R is not good choice when it comes to working with true large-scale data (multi Gb) even if you quite powerful computer with decent memory. In this case it make sense to consider Hive on HDFS...
max length of a vector (or dataframe) in R is still around 2 billion, which is a hard cap I hit some time ago. https://stackoverflow.com/questions/10640836/max-length-for-a-vector-in-r
Nonetheless R is a great tool for analyzing medium sized and big data:
you either use spark via sparkr or sparklyr and scale analysis written with r wrappers around spark .
Another solution is disk.frame, which lets you manipulate data.tables as chucnks written and read from fst files from the harddisk.
Here the main limit is the space of the local harddrive, as it is currently not designed to work across machines (which can be realized fia futures packages in one way or another) and the number of cores, as it runs in parallel.
disk.frame is the fastest and my favorite out of core data manipulation solution I have worked with so far and matches speeds of column databases as monetdb or duckdb with the advantage of allowing you to simpily use the map function to ue arbitrary r functions on any disk.frame which fits on your harddrive.
duckdb is also a nice embedded database (sqlite of anlaytics) for simple sql things and very fast on commodidity hardware:
r is fun for big data. sparklyr scales endless via google cloud autoscaling, but I prefer to stay local and natively r if possible, often spark is overkill and running pipelines on clusters which could run fast on a single workstation is not green (see for example https://www.r-bloggers.com/disk-frame-is-epic/).

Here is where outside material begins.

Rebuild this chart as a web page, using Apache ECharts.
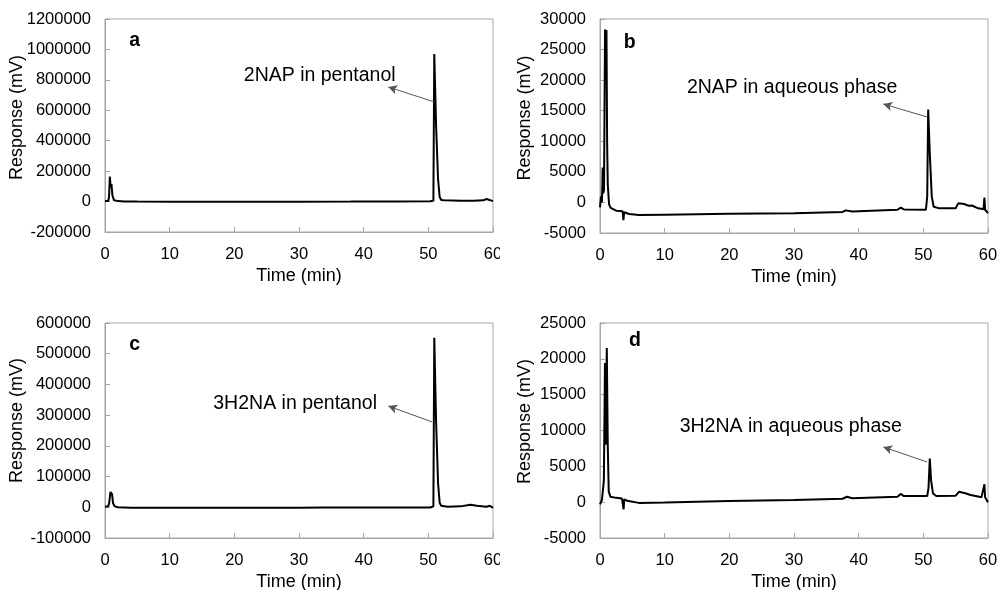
<!DOCTYPE html>
<html>
<head>
<meta charset="utf-8">
<script src="https://cdn.jsdelivr.net/npm/echarts@6/dist/echarts.min.js"></script>
<style>
html,body{margin:0;padding:0;background:#fff;width:1001px;height:590px;overflow:hidden;}
.p{position:absolute;overflow:hidden;}
</style>
</head>
<body>
<div id="a" class="p" style="left:0;top:0;width:500px;height:290px;"></div>
<div id="b" class="p" style="left:500px;top:0;width:501px;height:290px;"></div>
<div id="c" class="p" style="left:0;top:290px;width:500px;height:300px;"></div>
<div id="d" class="p" style="left:500px;top:290px;width:501px;height:300px;"></div>
<script>
// ---- data (time in min, response in mV) ----
const xTicks = [0, 10, 20, 30, 40, 50, 60];

const timeA = [0, 0.5, 0.62, 0.75, 0.88, 1.0, 1.15, 1.4, 2, 3, 5, 10, 20, 30, 38, 45, 50.3, 50.78, 50.92, 51.2, 51.5, 51.75, 52.0, 52.5, 55, 57, 58.5, 59.0, 59.3, 60];
const respA = [3000, 4000, 30000, 165000, 90000, 115000, 40000, 8000, 3000, 1000, 0, -500, -1000, -500, 0, 1000, 2000, 5000, 970000, 500000, 150000, 30000, 10000, 8000, 6000, 5000, 8000, 17000, 8000, 3000];

const timeB = [0, 0.15, 0.3, 0.42, 0.5, 0.62, 0.78, 0.88, 1.0, 1.1, 1.2, 1.4, 1.65, 2.5, 3.5, 3.62, 3.75, 4.5, 6, 10, 20, 30, 37.5, 38, 39, 46, 46.5, 47, 50.4, 50.6, 50.75, 51.0, 51.3, 51.6, 52.5, 55, 55.4, 56.3, 57, 57.5, 58.5, 59.3, 59.45, 59.55, 60];
const respB = [-800, 1000, 0, 5700, 1500, 2000, 28300, 26000, 28200, 10000, 3000, -300, -900, -1350, -1450, -2900, -1600, -1900, -2060, -2000, -1850, -1780, -1560, -1300, -1480, -1200, -850, -1150, -1200, 1000, 15200, 8000, 1000, -700, -970, -950, -150, -250, -540, -500, -970, -1100, 800, -1200, -1740];

const timeC = [0, 0.5, 0.65, 0.85, 1.0, 1.1, 1.25, 1.5, 2, 4, 10, 20, 30, 34, 34.3, 34.6, 40, 50.3, 50.78, 50.92, 51.2, 51.5, 51.75, 52.0, 53, 55, 56.5, 57.5, 59, 59.5, 60];
const respC = [2000, 3000, 15000, 50000, 44000, 42000, 12000, 3000, 0, -1500, -1500, -1500, -1500, -1000, 1000, -1000, -1000, -500, 3000, 552000, 280000, 80000, 15000, 5000, 2000, 3000, 8000, 5000, 2000, 5000, -2000];

const timeD = [0, 0.3, 0.6, 0.77, 0.88, 1.05, 1.2, 1.35, 1.6, 2.5, 3.4, 3.55, 3.65, 3.75, 4.2, 6, 10, 20, 30, 37.5, 38.2, 39, 46, 46.5, 47, 50.6, 50.8, 51.0, 51.2, 51.5, 52, 55, 55.5, 56.5, 57.3, 57.6, 57.9, 59.0, 59.3, 59.45, 59.55, 60];
const respD = [-300, 300, 3000, 19400, 8000, 21500, 8000, 1500, 770, 600, 500, 300, -1000, 400, 200, -100, -50, 150, 300, 480, 750, 550, 750, 1150, 850, 850, 2000, 6100, 3000, 1200, 850, 900, 1450, 1250, 1000, 1250, 900, 700, 500, 2500, 700, 0];

const labelsText = ['a', 'b', 'c', 'd'];
const noteText = ['2NAP in pentanol', '2NAP in aqueous phase', '3H2NA in pentanol', '3H2NA in aqueous phase'];
// annotation anchor points in data coordinates: [text], [arrow start on peak], [arrow head]
const noteText_pos = [[33.2, 825000], [29.7, 18700], [29.4, 336000], [29.5, 10490]];
const arrowFrom = [[51.0, 654000], [50.6, 13970], [50.6, 277700], [50.6, 5600]];
const arrowTo = [[43.8, 753000], [43.8, 16100], [43.8, 329800], [43.8, 7700]];
const panelLabelPos = [[4.6, 1055000], [4.6, 26200], [4.6, 530000], [5.4, 22500]];

const yMin = [-200000, -5000, -100000, -5000];
const yMax = [1200000, 30000, 600000, 25000];
const yStep = [200000, 5000, 100000, 5000];

// ---- layout ----
const grids = [
  {left: 105, top: 19, width: 388, height: 213, yGap: 79, yShift: 16},
  {left: 100, top: 19, width: 388, height: 214, yGap: 66, yShift: 16},
  {left: 105, top: 33, width: 388, height: 215, yGap: 79, yShift: 20},
  {left: 100, top: 33, width: 388, height: 215, yGap: 66, yShift: 18}
];
const times = [timeA, timeB, timeC, timeD];
const resps = [respA, respB, respC, respD];
const ids = ['a', 'b', 'c', 'd'];
const FONT = '"Liberation Sans", Arial, sans-serif';
const AXC = '#a6a6a6';

ids.forEach((id, i) => {
  const chart = echarts.init(document.getElementById(id), null, {renderer: 'canvas'});
  const g = grids[i];
  const pts = times[i].map((t, k) => [t, resps[i][k]]);
  chart.setOption({
    animation: false,
    backgroundColor: '#fff',
    grid: {left: g.left, top: g.top, width: g.width, height: g.height, containLabel: false, outerBoundsMode: 'none', show: true, borderColor: AXC, borderWidth: 1, backgroundColor: 'transparent'},
    xAxis: {
      type: 'value', min: xTicks[0], max: xTicks[xTicks.length - 1], interval: 10,
      name: 'Time (min)', nameLocation: 'middle', nameGap: 35, nameMoveOverlap: false,
      nameTextStyle: {fontFamily: FONT, fontSize: 18, color: '#000'},
      axisLine: {show: true, onZero: false, lineStyle: {color: AXC, width: 1}},
      axisTick: {show: true, inside: true, length: 5, lineStyle: {color: AXC}},
      axisLabel: {fontFamily: FONT, fontSize: 16.5, color: '#000', margin: 14, formatter: v => String(v)},
      splitLine: {show: false}
    },
    yAxis: {
      type: 'value', min: yMin[i], max: yMax[i], interval: yStep[i],
      name: 'Response (mV)', nameLocation: 'middle', nameGap: g.yGap, nameMoveOverlap: false,
      nameTextStyle: {fontFamily: FONT, fontSize: 18, color: '#000', padding: [0, 0, 0, g.yShift]},
      axisLine: {show: true, onZero: false, lineStyle: {color: AXC, width: 1}},
      axisTick: {show: true, inside: true, length: 5, lineStyle: {color: AXC}},
      axisLabel: {fontFamily: FONT, fontSize: 16.5, color: '#000', margin: 14, formatter: v => String(v)},
      splitLine: {show: false}
    },
    series: [{
      type: 'line', data: pts, showSymbol: false, symbol: 'none',
      lineStyle: {color: '#000', width: 2}, z: 3,
      markLine: {
        silent: true, symbol: ['none', 'arrow'], symbolSize: [7, 9],
        lineStyle: {color: '#555', width: 1, type: 'solid'},
        label: {show: false},
        data: [[{coord: arrowFrom[i]}, {coord: arrowTo[i]}]]
      },
      markPoint: {
        silent: true, symbol: 'circle', symbolSize: 0,
        data: [
          {coord: noteText_pos[i], label: {show: true, position: 'inside', formatter: noteText[i], fontFamily: FONT, fontSize: 19.5, color: '#000'}},
          {coord: panelLabelPos[i], label: {show: true, position: 'inside', formatter: labelsText[i], fontFamily: FONT, fontSize: 19.5, fontWeight: 'bold', color: '#000'}}
        ]
      }
    }]
  });
});
</script>
</body>
</html>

It is amazing what you can do with disk.frame on a stupid laptop with a fast ssd.
Cloud is not necassary for medium data, which ranges terrabytes.
I heard that sparkr can run native r code too, I did not experiment with it, but I would expect it to run into the hard cap of 2 billion records as well, to my knowledge only using spark (not native r code in spark) sparklyr or disk.frame allow to go beyond that.
My current flow: 1. disk.frame. 2. if too large for one machine, than sparklyr in the google cloud which automatically manages the spark cluster (something I dont want to be busy with).